Naive Baseline Performance: Models suffered from "over-proactivity." For instance, GPT-5.2 achieved high recall (83.37%) but critically low precision (31.95%) and noise robustness, leading to a low final score ( $S_{final} = 12.76$ ). It tended to hallucinate intents during idle periods.
PIRF Performance: The framework significantly improved all models.
- GPT-5.2: Precision improved by ~18 points, and $S_{final}$ nearly doubled (12.76 $\to$ 24.00).
- Seed-1.8: Achieved the highest overall score ( $S_{final} = 28.05$ ) due to superior noise rejection ( $FPS_{norm} = 50.36$ ), demonstrating that "operational restraint" is as vital as reasoning capability.
Human vs. AI: Human evaluators achieved an $S_{final}$ of 90.35, far surpassing the best model (28.05). The gap is primarily driven by precision and noise robustness; humans rarely hallucinate intents during noise, whereas even top models struggle with false positives.
Ablation Study: Removing noise from trajectories ("Clean" vs. "Noised") revealed that current models have high precision in idealized settings (e.g., GPT-5.2 Precision $\approx$ 92%) but collapse in noisy environments (Precision $\approx$ 50%). This confirms that visual clutter is the primary cause of hallucination.

5. Significance

Paradigm Shift: The paper marks a critical transition in GUI automation from "instruction-following" to "intent-anticipation," a necessary step for creating truly autonomous personal assistants.

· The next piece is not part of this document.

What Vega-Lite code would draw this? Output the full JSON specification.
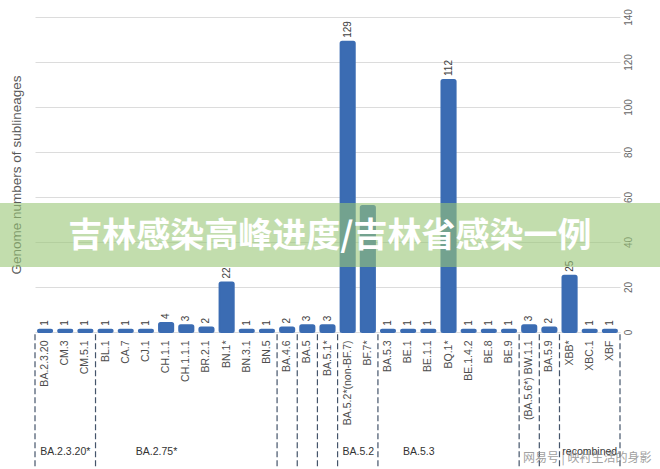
{
  "$schema": "https://vega.github.io/schema/vega-lite/v6.json",
  "width": 585,
  "height": 315,
  "autosize": {"type": "none"},
  "padding": {"left": 35, "top": 17, "right": 40, "bottom": 137},
  "background": "white",
  "config": {"view": {"stroke": null}, "font": "Liberation Sans"},
  "datasets": {
    "bars": [
      {"lineage": "BA.2.3.20", "count": 1},
      {"lineage": "CM.3", "count": 1},
      {"lineage": "CM.5.1", "count": 1},
      {"lineage": "BL.1", "count": 1},
      {"lineage": "CA.7", "count": 1},
      {"lineage": "CJ.1", "count": 1},
      {"lineage": "CH.1.1", "count": 4},
      {"lineage": "CH.1.1.1", "count": 3},
      {"lineage": "BR.2.1", "count": 2},
      {"lineage": "BN.1*", "count": 22},
      {"lineage": "BN.3.1", "count": 1},
      {"lineage": "BN.5", "count": 1},
      {"lineage": "BA.4.6", "count": 2},
      {"lineage": "BA.5", "count": 3},
      {"lineage": "BA.5.1*", "count": 3},
      {"lineage": "BA.5.2*(non-BF.7)", "count": 129},
      {"lineage": "BF.7*", "count": 56},
      {"lineage": "BA.5.3", "count": 1},
      {"lineage": "BE.1", "count": 1},
      {"lineage": "BE.1.1", "count": 1},
      {"lineage": "BQ.1*", "count": 112},
      {"lineage": "BE.1.4.2", "count": 1},
      {"lineage": "BE.8", "count": 1},
      {"lineage": "BE.9", "count": 1},
      {"lineage": "(BA.5.6*) BW.1.1", "count": 3},
      {"lineage": "BA.5.9", "count": 2},
      {"lineage": "XBB*", "count": 25},
      {"lineage": "XBC.1", "count": 1},
      {"lineage": "XBF", "count": 1}
    ],
    "splits": [
      {"lineage": "BA.2.3.20"},
      {"lineage": "BL.1"},
      {"lineage": "BA.4.6"},
      {"lineage": "BA.5"},
      {"lineage": "BA.5.1*"},
      {"lineage": "BA.5.2*(non-BF.7)"},
      {"lineage": "BA.5.3"},
      {"lineage": "(BA.5.6*) BW.1.1"},
      {"lineage": "BA.5.9"},
      {"lineage": "XBB*"}
    ],
    "splitEnd": [{"lineage": "XBF"}],
    "groupsMid": [
      {"group": "BA.2.3.20*", "lineage": "CM.3"},
      {"group": "recombined", "lineage": "XBC.1"}
    ],
    "groupsOff": [
      {"group": "BA.2.75*", "lineage": "CJ.1"},
      {"group": "BA.5.2", "lineage": "BA.5.2*(non-BF.7)"},
      {"group": "BA.5.3", "lineage": "BE.1"}
    ],
    "banner": [{"text": "吉林感染高峰进度/吉林省感染一例", "mark": "网易号 | 映衬生活的身影"}]
  },
  "layer": [
    {
      "layer": [
        {
          "data": {"name": "bars"},
          "mark": {"type": "bar", "color": "#3b6cb3", "stroke": "#3b6cb3", "strokeWidth": 2, "cornerRadius": 1.5},
          "encoding": {
            "x": {
              "field": "lineage", "type": "nominal",
              "scale": {"domain": ["BA.2.3.20","CM.3","CM.5.1","BL.1","CA.7","CJ.1","CH.1.1","CH.1.1.1","BR.2.1","BN.1*","BN.3.1","BN.5","BA.4.6","BA.5","BA.5.1*","BA.5.2*(non-BF.7)","BF.7*","BA.5.3","BE.1","BE.1.1","BQ.1*","BE.1.4.2","BE.8","BE.9","(BA.5.6*) BW.1.1","BA.5.9","XBB*","XBC.1","XBF"], "paddingInner": 0.3, "paddingOuter": 0.15},
              "axis": {"title": null, "orient": "bottom", "labelAngle": -90, "labelAlign": "right", "labelBaseline": "middle", "labelFontSize": 10.5, "labelColor": "#4d4d4d", "labelPadding": 8, "ticks": false, "domain": false, "labelLimit": 200}
            },
            "y": {
              "field": "count", "type": "quantitative",
              "scale": {"domain": [0, 140], "nice": false},
              "axis": {"orient": "right", "values": [0,20,40,60,80,100,120,140], "title": null, "labelAngle": -90, "labelAlign": "center", "labelBaseline": "top", "labelPadding": 3, "ticks": false, "domain": false, "grid": true, "gridColor": "#dcdcdc", "labelColor": "#666666", "labelFontSize": 10}
            }
          }
        },
        {
          "data": {"name": "bars"},
          "transform": [{"filter": "datum.lineage !== 'BF.7*'"}],
          "mark": {"type": "text", "angle": 270, "align": "left", "baseline": "middle", "dx": 4, "fontSize": 10, "color": "#404040"},
          "encoding": {
            "x": {"field": "lineage", "type": "nominal"},
            "y": {"field": "count", "type": "quantitative", "scale": {"domain": [0, 140], "nice": false}, "axis": null},
            "text": {"field": "count", "type": "quantitative"}
          }
        },
        {
          "data": {"name": "splits"},
          "mark": {"type": "rule", "color": "#44546a", "strokeWidth": 1.2, "strokeDash": [6, 3]},
          "encoding": {
            "x": {"field": "lineage", "type": "nominal", "bandPosition": -0.214},
            "y": {"datum": -1, "type": "quantitative", "scale": {"domain": [0, 140], "nice": false},
              "axis": {"orient": "left", "title": "Genome numbers of sublineages", "labels": false, "ticks": false, "domain": false, "grid": false, "titleFontSize": 13.5, "titleFontWeight": "normal", "titleColor": "#595959", "titlePadding": 12}},
            "y2": {"datum": -62}
          }
        },
        {
          "data": {"name": "splitEnd"},
          "mark": {"type": "rule", "color": "#44546a", "strokeWidth": 1.2, "strokeDash": [6, 3]},
          "encoding": {
            "x": {"field": "lineage", "type": "nominal", "bandPosition": 1.214},
            "y": {"datum": -1, "type": "quantitative", "scale": {"domain": [0, 140], "nice": false}, "axis": null},
            "y2": {"datum": -62}
          }
        },
        {
          "data": {"name": "groupsMid"},
          "mark": {"type": "text", "align": "center", "baseline": "middle", "fontSize": 10.5, "color": "#333333"},
          "encoding": {
            "x": {"field": "lineage", "type": "nominal"},
            "y": {"datum": -53.5, "type": "quantitative", "scale": {"domain": [0, 140], "nice": false}, "axis": null},
            "text": {"field": "group", "type": "nominal"}
          }
        },
        {
          "data": {"name": "groupsOff"},
          "mark": {"type": "text", "align": "center", "baseline": "middle", "fontSize": 10.5, "color": "#333333"},
          "encoding": {
            "x": {"field": "lineage", "type": "nominal", "bandPosition": 1.25},
            "y": {"datum": -53.5, "type": "quantitative", "scale": {"domain": [0, 140], "nice": false}, "axis": null},
            "text": {"field": "group", "type": "nominal"}
          }
        }
      ],
      "resolve": {"axis": {"y": "independent"}}
    },
    {
      "data": {"name": "banner"},
      "layer": [
        {
          "mark": {"type": "rect", "color": "#99c677", "opacity": 0.6},
          "encoding": {
            "x": {"datum": -0.06, "type": "quantitative", "scale": {"domain": [0, 1], "nice": false, "zero": false}, "axis": null},
            "x2": {"datum": 1.07},
            "y": {"datum": 57.3, "type": "quantitative", "scale": {"domain": [0, 140], "nice": false}, "axis": null},
            "y2": {"datum": 28.9}
          }
        },
        {
          "mark": {"type": "text", "align": "center", "baseline": "middle", "font": "Noto Sans CJK SC", "fontSize": 34, "fontWeight": "bold", "color": "white"},
          "encoding": {
            "x": {"datum": 0.504, "type": "quantitative", "scale": {"domain": [0, 1], "nice": false, "zero": false}, "axis": null},
            "y": {"datum": 42.3, "type": "quantitative", "scale": {"domain": [0, 140], "nice": false}, "axis": null},
            "text": {"field": "text", "type": "nominal"}
          }
        },
        {
          "mark": {"type": "text", "align": "center", "baseline": "middle", "font": "Noto Sans CJK SC", "fontSize": 12, "color": "#8a8a8a", "opacity": 0.8},
          "encoding": {
            "x": {"datum": 0.944, "type": "quantitative", "scale": {"domain": [0, 1], "nice": false, "zero": false}, "axis": null},
            "y": {"datum": -56, "type": "quantitative", "scale": {"domain": [0, 140], "nice": false}, "axis": null},
            "text": {"field": "mark", "type": "nominal"}
          }
        }
      ]
    }
  ],
  "resolve": {"scale": {"x": "independent"}}
}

Robustness over Sensitivity: The results highlight that for proactive agents, operational restraint (knowing when not to act) is more critical than raw sensitivity. A helpful assistant must avoid flooding the user with hallucinations during idle moments.
Future Direction: The work establishes that structured state tracking and self-reflection mechanisms are viable pathways to mitigate hallucinations. It sets a rigorous standard for future research, emphasizing that the next generation of agents must be not only smarter but also more discerning about when to intervene.